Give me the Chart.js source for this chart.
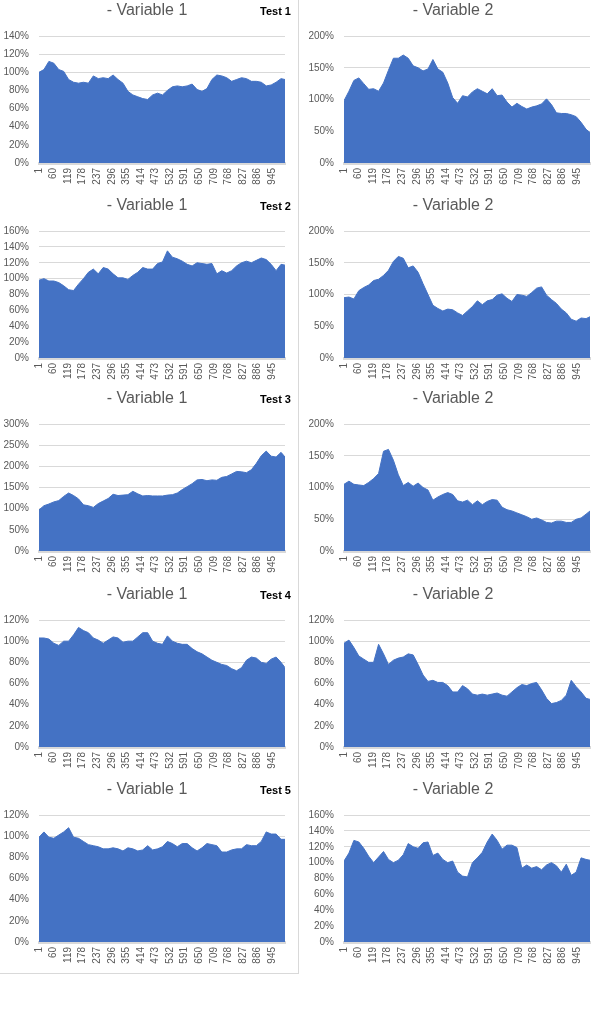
<!DOCTYPE html>
<html>
<head>
<meta charset="utf-8">
<title>Test 1-5 - Variable 1 / Variable 2</title>
<script src="https://cdn.jsdelivr.net/npm/chart.js@4"></script>
<style>
  body { margin: 0; background: #fff; font-family: "Liberation Sans", Arial, sans-serif; }
  #page { position: relative; width: 601px; height: 1024px; overflow: hidden; }
  .frame { position: absolute; left: -1px; top: -1px; width: 298px; height: 973px; border: 1px solid #d9d9d9; }
  .cell { position: absolute; }
  .title { position: absolute; font-size: 16px; line-height: 20px; color: #595959; text-align: center; }
  .test { position: absolute; width: 60px; font-size: 11px; font-weight: bold; color: #000; text-align: right; }
</style>
</head>
<body>
<div id="page">
  <div class="frame"></div>
</div>

<script>
// x positions (observation number) where the curves were read
var sampleIdx = [1, 21, 41, 61, 81, 101, 121, 141, 161, 181, 201, 221, 241, 261, 281, 301, 321, 341, 361, 381,
  401, 421, 441, 461, 481, 501, 521, 541, 561, 581, 601, 621, 641, 661, 681, 701, 721, 741, 761, 781,
  801, 821, 841, 861, 881, 901, 921, 941, 961, 981, 997];

var xTickLabels = [1, 60, 119, 178, 237, 296, 355, 414, 473, 532, 591, 650, 709, 768, 827, 886, 945];

var testNames = ['Test 1', 'Test 2', 'Test 3', 'Test 4', 'Test 5'];
var variableNames = ['- Variable 1', '- Variable 2'];

// values in %
var test1Var1 = [100, 103, 112, 110, 103, 101, 92, 89, 88, 89, 88, 96, 93, 94, 93, 97, 92, 88, 79, 75,
  73, 71, 70, 75, 77, 75, 80, 84, 85, 84, 85, 87, 81, 79, 82, 92, 97, 96, 94, 90,
  92, 94, 93, 90, 90, 89, 85, 86, 89, 93, 92];
var test1Var2 = [98, 113, 130, 134, 125, 116, 117, 113, 126, 146, 165, 165, 170, 165, 153, 150, 145, 148, 163, 148,
  143, 126, 103, 94, 106, 104, 112, 117, 113, 109, 117, 106, 107, 96, 88, 94, 89, 85, 88, 90,
  93, 101, 92, 79, 78, 78, 76, 73, 64, 53, 48];

var test2Var1 = [98, 100, 97, 97, 95, 91, 86, 85, 93, 100, 108, 112, 106, 114, 112, 106, 101, 101, 99, 104,
  108, 114, 112, 112, 119, 121, 135, 127, 125, 122, 118, 116, 120, 119, 118, 119, 106, 110, 107, 110,
  116, 120, 122, 120, 123, 126, 124, 118, 110, 118, 117];
var test2Var2 = [95, 96, 93, 106, 111, 115, 122, 124, 130, 138, 152, 160, 157, 142, 145, 135, 117, 100, 83, 78,
  74, 77, 76, 71, 67, 74, 81, 90, 84, 90, 92, 99, 101, 94, 89, 100, 99, 97, 103, 110,
  112, 99, 92, 86, 77, 71, 61, 58, 63, 62, 65];

var test3Var1 = [97, 107, 111, 116, 119, 129, 137, 131, 123, 109, 107, 103, 112, 118, 124, 134, 131, 132, 133, 141,
  135, 130, 131, 130, 130, 130, 132, 133, 137, 145, 152, 159, 168, 169, 166, 168, 167, 174, 176, 182,
  188, 187, 185, 192, 207, 225, 236, 224, 222, 233, 222];
var test3Var2 = [105, 110, 105, 104, 103, 108, 114, 122, 157, 160, 143, 120, 103, 108, 102, 107, 100, 96, 80, 85,
  89, 92, 89, 79, 77, 80, 73, 79, 73, 78, 81, 80, 69, 65, 63, 60, 57, 54, 50, 52,
  49, 45, 44, 47, 47, 45, 45, 50, 52, 58, 63];

var test4Var1 = [103, 103, 102, 98, 96, 100, 100, 106, 113, 110, 108, 103, 101, 98, 101, 104, 103, 99, 100, 100,
  104, 108, 108, 100, 98, 97, 105, 100, 98, 97, 97, 93, 90, 88, 85, 82, 80, 78, 77, 74,
  72, 75, 82, 85, 84, 80, 79, 83, 85, 80, 75];
var test4Var2 = [98, 101, 94, 86, 83, 80, 80, 97, 88, 78, 82, 84, 85, 88, 87, 78, 68, 62, 63, 61,
  61, 58, 52, 52, 58, 55, 50, 49, 50, 49, 50, 51, 49, 48, 52, 56, 59, 58, 60, 61,
  54, 46, 41, 42, 44, 49, 63, 57, 52, 46, 45];

var test5Var1 = [99, 104, 99, 98, 101, 104, 108, 99, 98, 95, 92, 91, 90, 88, 88, 89, 88, 86, 89, 88,
  86, 87, 91, 87, 88, 90, 95, 93, 90, 93, 93, 89, 86, 89, 93, 92, 91, 85, 85, 87,
  88, 88, 92, 91, 91, 95, 104, 102, 102, 97, 97];
var test5Var2 = [102, 112, 128, 126, 118, 108, 100, 107, 114, 104, 100, 103, 110, 124, 120, 118, 125, 126, 109, 112,
  104, 100, 102, 88, 83, 82, 100, 106, 113, 126, 136, 128, 117, 122, 122, 119, 93, 97, 93, 95,
  91, 97, 100, 96, 88, 98, 84, 88, 106, 104, 103];

var rows = [
  { left: test1Var1, right: test1Var2, leftMax: 140, leftStep: 20, rightMax: 200, rightStep: 50 },
  { left: test2Var1, right: test2Var2, leftMax: 160, leftStep: 20, rightMax: 200, rightStep: 50 },
  { left: test3Var1, right: test3Var2, leftMax: 300, leftStep: 50, rightMax: 200, rightStep: 50 },
  { left: test4Var1, right: test4Var2, leftMax: 120, leftStep: 20, rightMax: 120, rightStep: 20 },
  { left: test5Var1, right: test5Var2, leftMax: 120, leftStep: 20, rightMax: 160, rightStep: 20 }
];

var rowTops = [0, 195, 388, 584, 779];
var font = '"Liberation Sans", Arial, sans-serif';
var page = document.getElementById('page');

function addText(cls, text, left, top, width) {
  var d = document.createElement('div');
  d.className = cls;
  d.textContent = text;
  d.style.left = left + 'px';
  d.style.top = top + 'px';
  if (width) d.style.width = width + 'px';
  page.appendChild(d);
}

function drawPanel(values, yMax, yStep, left, top, width, axisWidth, rightPad) {
  var canvas = document.createElement('canvas');
  canvas.width = width;
  canvas.height = 195;
  canvas.className = 'cell';
  canvas.style.left = left + 'px';
  canvas.style.top = top + 'px';
  page.appendChild(canvas);

  new Chart(canvas.getContext('2d'), {
    type: 'line',
    data: {
      datasets: [{
        data: sampleIdx.map(function(x, i) { return { x: x, y: values[i] }; }),
        fill: 'origin',
        backgroundColor: '#4472C4',
        borderColor: '#4472C4',
        borderWidth: 1,
        pointRadius: 0,
        tension: 0
      }]
    },
    options: {
      responsive: false,
      animation: false,
      layout: { padding: { left: 0, right: rightPad, top: 36, bottom: 0 } },
      plugins: {
        legend: { display: false },
        tooltip: { enabled: false }
      },
      scales: {
        x: {
          type: 'linear',
          min: 1,
          max: 997,
          afterBuildTicks: function(scale) {
            scale.ticks = xTickLabels.map(function(v) { return { value: v }; });
          },
          afterFit: function(scale) { scale.height = 32; },
          grid: { display: false, drawTicks: false },
          border: { display: true, color: '#d9d9d9', width: 3 },
          ticks: {
            autoSkip: false,
            minRotation: 90,
            maxRotation: 90,
            padding: 5,
            color: '#595959',
            font: { family: font, size: 10 },
            callback: function(v) { return String(v); }
          }
        },
        y: {
          min: 0,
          max: yMax,
          afterFit: function(scale) { scale.width = axisWidth; },
          grid: { color: '#d9d9d9', drawTicks: false },
          border: { display: false },
          ticks: {
            stepSize: yStep,
            padding: 10,
            color: '#595959',
            font: { family: font, size: 10 },
            callback: function(v) { return v + '%'; }
          }
        }
      }
    }
  });
}

rows.forEach(function(row, r) {
  var top = rowTops[r];
  drawPanel(row.left, row.leftMax, row.leftStep, 0, top, 298, 39, 13);
  drawPanel(row.right, row.rightMax, row.rightStep, 300, top, 301, 44, 11);
  addText('title', variableNames[0], 0, top, 294);
  addText('title', variableNames[1], 300, top, 306);
  addText('test', testNames[r], 231, top + 5, 60);
});
</script>
</body>
</html>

▶ Instruction
Copy nothing but the lines from the first one in the listing through the line with "93, 101, 92, 79, 78, 78, 76, 73, 64, 53, 48];", and omit the pictures.

▶ Exercise result
Give me the Chart.js source for this chart.
<!DOCTYPE html>
<html>
<head>
<meta charset="utf-8">
<title>Test 1-5 - Variable 1 / Variable 2</title>
<script src="https://cdn.jsdelivr.net/npm/chart.js@4"></script>
<style>
  body { margin: 0; background: #fff; font-family: "Liberation Sans", Arial, sans-serif; }
  #page { position: relative; width: 601px; height: 1024px; overflow: hidden; }
  .frame { position: absolute; left: -1px; top: -1px; width: 298px; height: 973px; border: 1px solid #d9d9d9; }
  .cell { position: absolute; }
  .title { position: absolute; font-size: 16px; line-height: 20px; color: #595959; text-align: center; }
  .test { position: absolute; width: 60px; font-size: 11px; font-weight: bold; color: #000; text-align: right; }
</style>
</head>
<body>
<div id="page">
  <div class="frame"></div>
</div>

<script>
// x positions (observation number) where the curves were read
var sampleIdx = [1, 21, 41, 61, 81, 101, 121, 141, 161, 181, 201, 221, 241, 261, 281, 301, 321, 341, 361, 381,
  401, 421, 441, 461, 481, 501, 521, 541, 561, 581, 601, 621, 641, 661, 681, 701, 721, 741, 761, 781,
  801, 821, 841, 861, 881, 901, 921, 941, 961, 981, 997];

var xTickLabels = [1, 60, 119, 178, 237, 296, 355, 414, 473, 532, 591, 650, 709, 768, 827, 886, 945];

var testNames = ['Test 1', 'Test 2', 'Test 3', 'Test 4', 'Test 5'];
var variableNames = ['- Variable 1', '- Variable 2'];

// values in %
var test1Var1 = [100, 103, 112, 110, 103, 101, 92, 89, 88, 89, 88, 96, 93, 94, 93, 97, 92, 88, 79, 75,
  73, 71, 70, 75, 77, 75, 80, 84, 85, 84, 85, 87, 81, 79, 82, 92, 97, 96, 94, 90,
  92, 94, 93, 90, 90, 89, 85, 86, 89, 93, 92];
var test1Var2 = [98, 113, 130, 134, 125, 116, 117, 113, 126, 146, 165, 165, 170, 165, 153, 150, 145, 148, 163, 148,
  143, 126, 103, 94, 106, 104, 112, 117, 113, 109, 117, 106, 107, 96, 88, 94, 89, 85, 88, 90,
  93, 101, 92, 79, 78, 78, 76, 73, 64, 53, 48];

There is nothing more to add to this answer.